Lysia paused to think before she answered. As his cousin, she'd known him almost all his life. As his wife, she'd come to know him in a different, more thorough way than she had as cousin alone. At last, she said, «The Makuraners have done everything they can to Videssos, because they can't reach the imperial city. We're a long way from doing everything we can to them. The more we do, the sooner they'll come to their senses and make peace.»
«Other people have said the same thing to me, ever since I got the idea of moving my army against them by sea,» he answered.
«The advantage you have is that you make me believe it.»
«Good,» she said. «I'm supposed to. Isn't that what they call wifely duty?»
He smiled. «No, that's something else.» She tossed her head, flipping her black curls back from her face. «That's not a duty. Duties you endure. That—»
It was enjoyable, not least because she didn't look on it as a duty; he thought sadly of Niphone, who had looked on it so. Afterward, he slept soundly. The next morning, the army left Lyssaion, heading northwest.
II
Where the waters of the Xeremos reached, its valley was green and fertile. Where canals and underground channels in the style of those on Makuran's western plateau could not reach, it was desert. Here and there, the locals had thrown up walls of mud brick and stone, not against human foes but to hold encroaching sand dunes at bay. Here and there, the remains of such walls sticking up through sand told of fights that had failed.
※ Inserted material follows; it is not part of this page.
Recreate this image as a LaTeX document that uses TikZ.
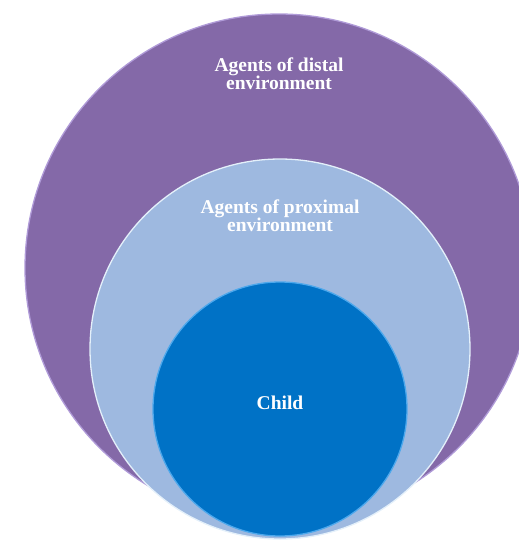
\documentclass[tikz,border=0pt]{standalone}
\usepackage{fontspec}
\setmainfont{Liberation Serif}
\usepackage{tikz}
\usetikzlibrary{shapes.geometric, calc}
\definecolor{distalfill}{HTML}{8469A8}
\definecolor{distalrim}{HTML}{B09BD8}
\definecolor{proxfill}{HTML}{9EB9E0}
\definecolor{proxrim}{HTML}{E4F0FA}
\definecolor{childfill}{HTML}{0072C6}
\definecolor{childrim}{HTML}{4DA8EC}
\tikzstyle{ring} = [circle, inner sep=0pt, line width=1.3pt]
\tikzstyle{caption} = [text=white, font=\fontsize{19.5}{18}\selectfont\bfseries, align=center, inner sep=0pt]

\begin{document}
\begin{tikzpicture}[x=1pt, y=-1pt]
        \useasboundingbox (0,0) rectangle (519,542);
        \clip (0,0) rectangle (519,542);
        % \draw[help lines, step=50] (0,0) grid (519,542);
        \node (distal) [ring, minimum size=508pt, fill=distalfill, draw=distalrim] at (279,268) {};
        \node (prox) [ring, minimum size=380pt, fill=proxfill, draw=proxrim] at (280,349) {};
        \node (child) [ring, minimum size=254pt, fill=childfill, draw=childrim] at (280,409) {};

        \node (distaltxt) [caption] at ([yshift=-60pt]distal.north) {Agents of distal\\ environment};
        \node (proxtxt) [caption] at ([yshift=-57pt]prox.north) {Agents of proximal\\ environment};
        \node (childtxt) [caption] at ([yshift=6pt]child.center) {Child};

    \end{tikzpicture}
\end{document}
This was the second time the farmers in the valley had seen the Videssian army sally forth to attack Makuran. The first time, two years before, they'd wavered between panic and astonishment; no Avtokrator had been seen in that out-of-the-way part of the Empire for centuries, if ever. They hadn't known whether the soldiers would plunder them of their few belongings. True, they and the soldiers owed allegiance to the same sovereign, but how often did that matter to soldiers?